Editors: | F. Kongoli, M. Gaune-Escard, J. Dupont, R. Fehrmann, A. Loidl, D. MacFarlane, R. Richert, M. Watanabe, L. Wondraczek, M. Yoshizawa-Fujita, Y. Yue |
Publisher: | Flogen Star OUTREACH |
Publication Year: | 2019 |
Pages: | 177 pages |
ISBN: | 978-1-989820-00-1 |
ISSN: | 2291-1227 (Metals and Materials Processing in a Clean Environment Series) |
Glassforming liquids with emphasis on the ionic liquids have been on my mind, since my early graduate student days.
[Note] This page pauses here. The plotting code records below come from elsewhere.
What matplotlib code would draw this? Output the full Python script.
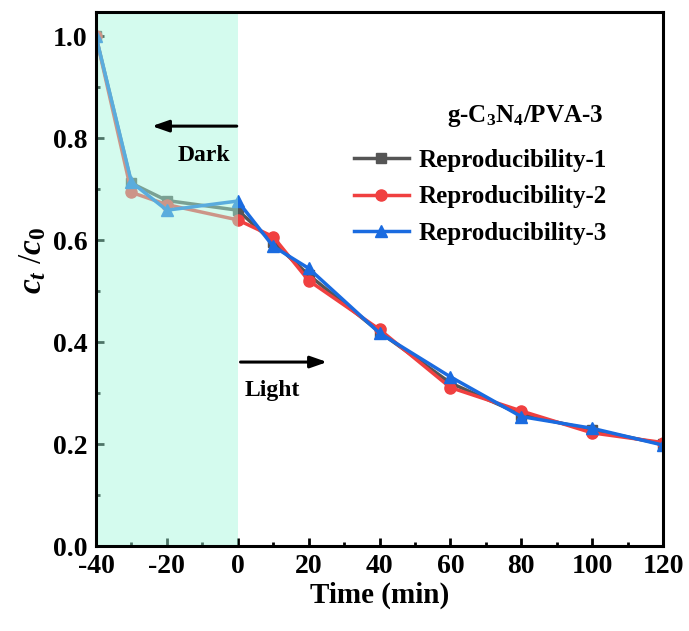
import matplotlib
matplotlib.use("Agg")
import matplotlib.pyplot as plt
from matplotlib.ticker import MultipleLocator

plt.rcParams['font.family'] = ['Liberation Serif', 'DejaVu Serif']
plt.rcParams['font.weight'] = 'bold'
plt.rcParams['axes.unicode_minus'] = False
plt.rcParams['mathtext.fontset'] = 'custom'
plt.rcParams['mathtext.rm'] = 'Liberation Serif:bold'
plt.rcParams['mathtext.it'] = 'Liberation Serif:italic:bold'
plt.rcParams['mathtext.bf'] = 'Liberation Serif:bold'

time = [-40, -30, -20, 0, 10, 20, 40, 60, 80, 100, 120]
rep1 = [1.00, 0.712, 0.678, 0.659, 0.596, 0.532, 0.420, 0.320, 0.258, 0.228, 0.200]
rep2 = [1.00, 0.694, 0.670, 0.640, 0.607, 0.521, 0.425, 0.311, 0.265, 0.222, 0.203]
rep3 = [1.00, 0.714, 0.659, 0.677, 0.588, 0.545, 0.418, 0.332, 0.254, 0.231, 0.198]
labels = ["Reproducibility-1", "Reproducibility-2", "Reproducibility-3"]

fig = plt.figure(figsize=(6.89, 6.31), dpi=100)
ax = fig.add_axes([0.1393, 0.1347, 0.8230, 0.8463])

ax.plot(time, rep1, color='#555555', lw=2.5, marker='s', ms=7, label=labels[0], zorder=2)
ax.plot(time, rep2, color='#f04040', lw=2.5, marker='o', ms=8, label=labels[1], zorder=2.1)
ax.plot(time, rep3, color='#1a6be0', lw=2.5, marker='^', ms=8, label=labels[2], zorder=2.2)

ax.axvspan(-40, 0, color='#a4f7db', alpha=0.47, lw=0, zorder=3)

ax.set_xlim(-40, 120)
ax.set_ylim(0, 1.048)
ax.xaxis.set_major_locator(MultipleLocator(20))
ax.xaxis.set_minor_locator(MultipleLocator(10))
ax.yaxis.set_major_locator(MultipleLocator(0.2))
ax.yaxis.set_minor_locator(MultipleLocator(0.1))
ax.yaxis.set_major_formatter(matplotlib.ticker.FormatStrFormatter('%.1f'))
ax.tick_params(which='major', direction='in', length=6, width=2, labelsize=20, pad=6)
ax.tick_params(which='minor', direction='in', length=3, width=2)
for sp in ax.spines.values():
    sp.set_linewidth(2.2)
    sp.set_zorder(4)

ax.set_xlabel('Time (min)', fontsize=21, fontweight='bold', labelpad=2)
ax.set_ylabel(r'$c_t$ /$c_0$', fontsize=24, labelpad=4)
ax.yaxis.set_label_coords(-0.085, 0.535)

ax.annotate('', xy=(-25, 0.824), xytext=(0.5, 0.824),
            arrowprops=dict(arrowstyle='-|>,head_length=1.0,head_width=0.35', color='black', lw=2.2),
            zorder=5)
ax.text(-9.5, 0.766, 'Dark', fontsize=17, fontweight='bold', ha='center', va='center', zorder=5)
ax.annotate('', xy=(26, 0.361), xytext=(0, 0.361),
            arrowprops=dict(arrowstyle='-|>,head_length=1.0,head_width=0.35', color='black', lw=2.2),
            zorder=5)
ax.text(9.8, 0.306, 'Light', fontsize=17, fontweight='bold', ha='center', va='center', zorder=5)

ax.text(81, 0.843, r'g-C$_3$N$_4$/PVA-3', fontsize=18, fontweight='bold', ha='center', va='center')

leg = ax.legend(loc='center left', bbox_to_anchor=(0.455, 0.654), frameon=False,
                prop={'size': 18, 'weight': 'bold'}, handlelength=2.2, handletextpad=0.4,
                labelspacing=0.55, borderaxespad=0, borderpad=0)

fig.savefig('out.png', dpi=100)
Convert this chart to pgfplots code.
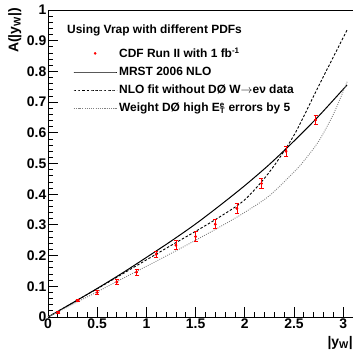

At that time (1950’s) the molten silicates and sulfides of Chemical Metallurgy (where they served as scavengers for unwanted components in the metals extraction processes) were still regarded as molecular mixtures in institutions as august as MIT. Then John Bockris and students at Imperial College of Science, London, measured the ionic conductivity, and introduced the term “ionic liquids” for the first time. My M.Sc. Advisor in Chemical Metallurgy at Melbourne University, Mervyn Willis, told me this was the way to go, so I dropped the PbO-Fe2O3 -SiO2 4D phase diagram project I had been working on and joined Bockris’ group (then at the University of Pennsylvania) in 1956. That started a long journey through liquid silicates, molten salts, concentrated aqueous and non-aqueous solutions and molecular liquids and finally back to ionic liquids, touching many personalities and countries. I will try to give some feeling for the highlights of the journey.